Krise des Hamburger SV:Vielen Dank fürs Alibi

Fünf Spiele, ein Punkt: Der HSV befindet sich in einer äußerst misslichen Lage. Gut möglich, dass die Hamburger da auch nicht mehr rauskommen. Der Vorstand hat zwei gravierende Fehler begangen, die sich nicht mehr reparieren lassen.

Jörg Marwedel

Man kann Frank Arnesen in seinem neuen Job als Sportchef des Hamburger SV schon manches vorhalten. Zum Beispiel, dass er "deutsche Spieler gar nicht richtig kennt", wie es der TV-Experte Jens Lehmann süffisant formulierte. Deshalb habe er nur Nachwuchsspieler seines früheren Klubs FC Chelsea und den Skandinavier Skjelbred geholt, bevor er kurz vor Ende der Transferphase Ende August in dem Kaiserslauterer Ivo Ilicevic doch noch einen Bundesligaprofi verpflichtete.

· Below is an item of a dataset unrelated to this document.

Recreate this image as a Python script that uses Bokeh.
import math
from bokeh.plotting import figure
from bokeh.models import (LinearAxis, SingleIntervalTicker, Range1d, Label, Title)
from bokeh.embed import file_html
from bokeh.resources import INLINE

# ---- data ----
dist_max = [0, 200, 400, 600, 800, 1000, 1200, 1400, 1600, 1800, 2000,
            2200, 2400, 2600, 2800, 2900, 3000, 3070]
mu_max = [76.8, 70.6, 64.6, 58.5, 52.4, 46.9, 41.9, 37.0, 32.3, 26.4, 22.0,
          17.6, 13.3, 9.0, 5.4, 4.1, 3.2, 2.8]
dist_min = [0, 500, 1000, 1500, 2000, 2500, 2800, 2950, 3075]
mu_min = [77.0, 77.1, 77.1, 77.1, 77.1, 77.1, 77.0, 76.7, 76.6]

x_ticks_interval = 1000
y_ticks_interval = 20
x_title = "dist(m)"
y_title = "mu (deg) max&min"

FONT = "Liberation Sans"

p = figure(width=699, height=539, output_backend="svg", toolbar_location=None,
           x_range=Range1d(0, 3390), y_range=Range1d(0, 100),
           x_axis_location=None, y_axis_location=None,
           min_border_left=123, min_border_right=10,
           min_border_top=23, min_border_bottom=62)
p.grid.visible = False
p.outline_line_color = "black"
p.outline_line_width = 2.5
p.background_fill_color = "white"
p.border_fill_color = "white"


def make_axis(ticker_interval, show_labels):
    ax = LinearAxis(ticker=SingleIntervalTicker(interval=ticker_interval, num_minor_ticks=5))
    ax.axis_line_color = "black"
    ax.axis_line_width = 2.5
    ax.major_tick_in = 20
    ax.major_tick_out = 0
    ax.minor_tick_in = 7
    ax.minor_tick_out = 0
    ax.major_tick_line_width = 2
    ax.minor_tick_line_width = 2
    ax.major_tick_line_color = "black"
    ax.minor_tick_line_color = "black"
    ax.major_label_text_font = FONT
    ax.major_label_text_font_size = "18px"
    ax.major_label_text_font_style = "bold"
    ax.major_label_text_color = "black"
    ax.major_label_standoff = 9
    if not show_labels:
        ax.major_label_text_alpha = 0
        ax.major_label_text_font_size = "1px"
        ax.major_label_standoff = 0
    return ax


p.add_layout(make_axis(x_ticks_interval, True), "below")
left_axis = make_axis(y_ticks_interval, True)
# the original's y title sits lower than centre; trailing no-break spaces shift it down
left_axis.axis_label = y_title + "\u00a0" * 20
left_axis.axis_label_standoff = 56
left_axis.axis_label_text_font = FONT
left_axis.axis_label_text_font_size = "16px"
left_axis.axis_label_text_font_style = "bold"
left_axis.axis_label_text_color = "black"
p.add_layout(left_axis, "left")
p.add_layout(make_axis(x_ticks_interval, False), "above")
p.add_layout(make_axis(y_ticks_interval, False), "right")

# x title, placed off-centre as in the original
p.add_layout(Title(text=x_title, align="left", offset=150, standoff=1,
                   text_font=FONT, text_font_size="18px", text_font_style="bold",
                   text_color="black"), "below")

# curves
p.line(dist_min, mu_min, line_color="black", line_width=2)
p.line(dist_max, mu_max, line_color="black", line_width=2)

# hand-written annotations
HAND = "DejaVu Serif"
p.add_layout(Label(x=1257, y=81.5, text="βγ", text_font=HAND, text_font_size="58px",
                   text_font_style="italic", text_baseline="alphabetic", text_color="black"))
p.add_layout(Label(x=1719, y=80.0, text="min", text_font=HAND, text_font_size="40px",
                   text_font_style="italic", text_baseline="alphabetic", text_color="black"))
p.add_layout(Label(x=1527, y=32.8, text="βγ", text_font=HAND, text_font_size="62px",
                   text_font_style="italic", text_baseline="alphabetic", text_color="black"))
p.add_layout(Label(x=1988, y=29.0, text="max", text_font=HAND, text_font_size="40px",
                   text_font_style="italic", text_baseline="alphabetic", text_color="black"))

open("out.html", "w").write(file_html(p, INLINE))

Werder Bremen -  Hamburger SV

Paolo Guerrero verlässt mit gesenktem Kopf den Platz: Sein Hamburger SV hat auch gegen Bremen verloren.

(Foto: dpa)

Dies könne auch, wie Lehmann spöttisch ausführt, die Dienstzeit des Trainers Michael Oenning verlängern, der momentan mit dem Team vom letzten Tabellenplatz aus grüßt - weil Arnesen vielleicht auch "keine deutschen Trainer kennt und erst einmal Recherche betreiben muss".

Es ist möglich, dass dem Dänen Arnesen mit seiner Entscheidung, den früheren Assistenten Oenning dauerhaft zum Cheftrainer zu befördern, gleich zu Beginn seiner Amtszeit der erste gravierende Missgriff unterlaufen ist. Denn Oenning ist vielleicht eher Kumpel als ein wirklicher Stratege.

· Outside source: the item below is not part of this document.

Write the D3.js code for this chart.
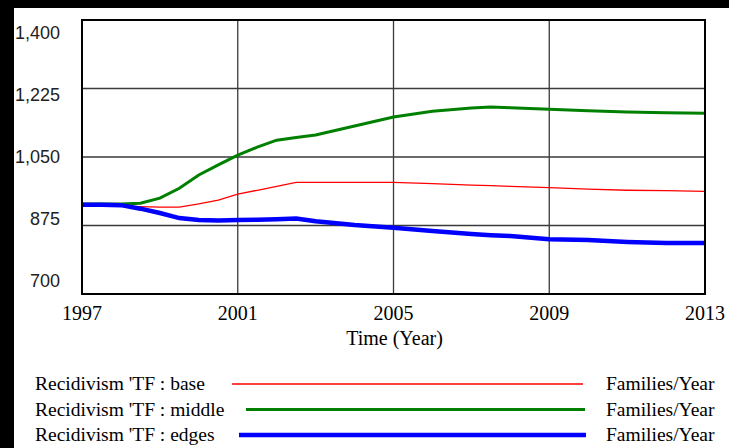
<!DOCTYPE html>
<html>
<head>
<meta charset="utf-8">
<script src="https://cdn.jsdelivr.net/npm/d3@7"></script>
<style>
  body { margin: 0; background: #000; }
  svg { display: block; }
</style>
</head>
<body>
<div id="chart"></div>
<script>
// data
var years   = [1997, 1997.5, 1998, 1998.5, 1999, 1999.5, 2000, 2000.5, 2001, 2001.5, 2002, 2002.5, 2003, 2004, 2005, 2006, 2007, 2007.5, 2008, 2009, 2010, 2011, 2012, 2013];
var base    = [925, 928, 925, 923, 922, 922, 930, 940, 955, 965, 975, 985, 985, 985, 985, 982, 978, 977, 975, 972, 968, 965, 964, 962];
var middle  = [930, 930, 930, 932, 945, 970, 1004, 1030, 1055, 1075, 1093, 1100, 1106, 1129, 1152, 1167, 1175, 1178, 1176, 1172, 1168, 1165, 1163, 1162];
var edges   = [928, 928, 927, 918, 907, 894, 889, 888, 889, 890, 891, 893, 886, 876, 869, 861, 853, 850, 848, 840, 838, 833, 830, 830];
var yTicks  = [700, 875, 1050, 1225, 1400];
var xTicks  = [1997, 2001, 2005, 2009, 2013];
var seriesNames = ["Recidivism 'TF : base", "Recidivism 'TF : middle", "Recidivism 'TF : edges"];
var seriesUnit = "Families/Year";

var w = 729, h = 448;
var svg = d3.select("#chart").append("svg").attr("width", w).attr("height", h);

// white panel inside the black frame
svg.append("rect").attr("x", 14).attr("y", 8).attr("width", w - 14).attr("height", h - 8).attr("fill", "#fff");

var margin = {top: 20, left: 82, right: 24, bottom: 154},
    width = w - margin.left - margin.right,
    height = h - margin.top - margin.bottom;

var x = d3.scaleLinear().domain([1997, 2013]).range([0, width]),
    y = d3.scaleLinear().domain([700, 1400]).range([height, 0]),
    // tick labels sit inset from the top/bottom lines, evenly spread
    yLab = d3.scaleLinear().domain([700, 1400]).range([height - 13, 13]);

var g = svg.append("g").attr("transform", "translate(" + margin.left + "," + margin.top + ")");

// grid
g.selectAll(".hgrid").data(yTicks).enter().append("line")
    .attr("x1", 0).attr("x2", width)
    .attr("y1", function(d) { return y(d); }).attr("y2", function(d) { return y(d); })
    .attr("stroke", "#3a3a3a").attr("stroke-width", 1.3);
g.selectAll(".vgrid").data(xTicks).enter().append("line")
    .attr("y1", 0).attr("y2", height)
    .attr("x1", function(d) { return x(d); }).attr("x2", function(d) { return x(d); })
    .attr("stroke", "#3a3a3a").attr("stroke-width", 1.3);

// y tick labels
g.selectAll(".ylab").data(yTicks).enter().append("text")
    .attr("x", -22).attr("y", function(d) { return yLab(d); })
    .attr("dy", "0.36em")
    .attr("text-anchor", "end")
    .style("font-family", "Liberation Sans, Arial, sans-serif")
    .style("font-size", "18px")
    .attr("fill", "#222")
    .text(d3.format(","));

// x tick labels
g.selectAll(".xlab").data(xTicks).enter().append("text")
    .attr("x", function(d) { return x(d); }).attr("y", height + 26)
    .attr("text-anchor", "middle")
    .style("font-family", "Liberation Serif, Times New Roman, serif")
    .style("font-size", "20px")
    .attr("fill", "#000")
    .text(function(d) { return d; });

svg.append("text")
    .attr("x", margin.left + width / 2 + 1).attr("y", 345)
    .attr("text-anchor", "middle")
    .style("font-family", "Liberation Serif, Times New Roman, serif")
    .style("font-size", "20px")
    .text("Time (Year)");

// series
var series = [
  {name: seriesNames[0], values: base,   color: "#ff0000", width: 1.3, lx: [232, 583]},
  {name: seriesNames[1], values: middle, color: "#008000", width: 3,   lx: [246, 585]},
  {name: seriesNames[2], values: edges,  color: "#0000ff", width: 4.5, lx: [239, 586]}
];

var line = d3.line()
    .x(function(d, i) { return x(years[i]); })
    .y(function(d) { return y(d); });

series.forEach(function(s) {
  g.append("path")
      .datum(s.values)
      .attr("fill", "none")
      .attr("stroke", s.color)
      .attr("stroke-width", s.width)
      .attr("d", line);
});

// frame
g.append("rect").attr("width", width).attr("height", height)
    .attr("fill", "none").attr("stroke", "#000").attr("stroke-width", 2);

// legend
var legend = svg.append("g").attr("class", "legend");
series.forEach(function(s, i) {
  var ly = 384 + i * 25.5;
  legend.append("text")
      .attr("x", 35).attr("y", ly).attr("dy", "0.33em")
      .style("font-family", "Liberation Serif, Times New Roman, serif")
      .style("font-size", "19.5px")
      .text(s.name);
  legend.append("line")
      .attr("x1", s.lx[0]).attr("x2", s.lx[1]).attr("y1", ly).attr("y2", ly)
      .attr("stroke", s.color).attr("stroke-width", s.width);
  legend.append("text")
      .attr("x", 606).attr("y", ly).attr("dy", "0.33em")
      .style("font-family", "Liberation Serif, Times New Roman, serif")
      .style("font-size", "19.5px")
      .text(seriesUnit);
});
</script>
</body>
</html>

Den zweiten Fehler aber hat er zusammen mit Oenning und dem HSV-Vorstand gemacht. Man hat diese Saison nach dem Abgang vieler alter, berühmter Spieler wie Zé Roberto, Rost oder van Nistelrooy und der misslichen pekuniären Lage zur "Übergangssaison" erklärt. Doch was, bitte, ist im Profifußball eine Übergangssaison? Eine Spielzeit, in der es keine richtigen Ziele gibt, außer dem, nicht abzusteigen?

Dieses Wort dient dazu, den HSV-Fans klarzumachen, dass eine neue, bescheidenere Politik Einzug gehalten hat. Aber dient es nicht auch den Profis als eine Art Alibi? Es kann dazu führen, dass plötzlich in einer Mannschaft die innere Spannung fehlt. Die Kunst besteht vermutlich darin, ein Team zu reparieren, ohne Ausreden zur Verfügung zu stellen. Man muss gewissermaßen am lebenden, am laufenden Objekt operieren.

Wie Anfang der Siebziger

Eigentlich scheint der HSV noch zu gute Spieler im Kader zu haben, um abzusteigen. Doch wenn das Gebilde erst einmal ins Rutschen gerät, wird es gefährlich. Nimmt man die von Oenning gelobte "Entwicklung" zum Maßstab, könnte man am Volkspark am Ende froh sein, wenn sich in Freiburg, Kaiserslautern oder Aufsteiger Augsburg doch noch Mannschaften finden, die schlechter abschneiden.

Das HSV-Team ist übrigens ähnlich jung wie jenes Anfang der siebziger Jahre. Damals wurde mit dem 18-jährigen Kaltz, mit Kargus oder Memering die beste Ära des Klubs eingeleitet. Allerdings: Damals fehlte nicht viel, dann wäre dieses verjüngte Team abgestiegen.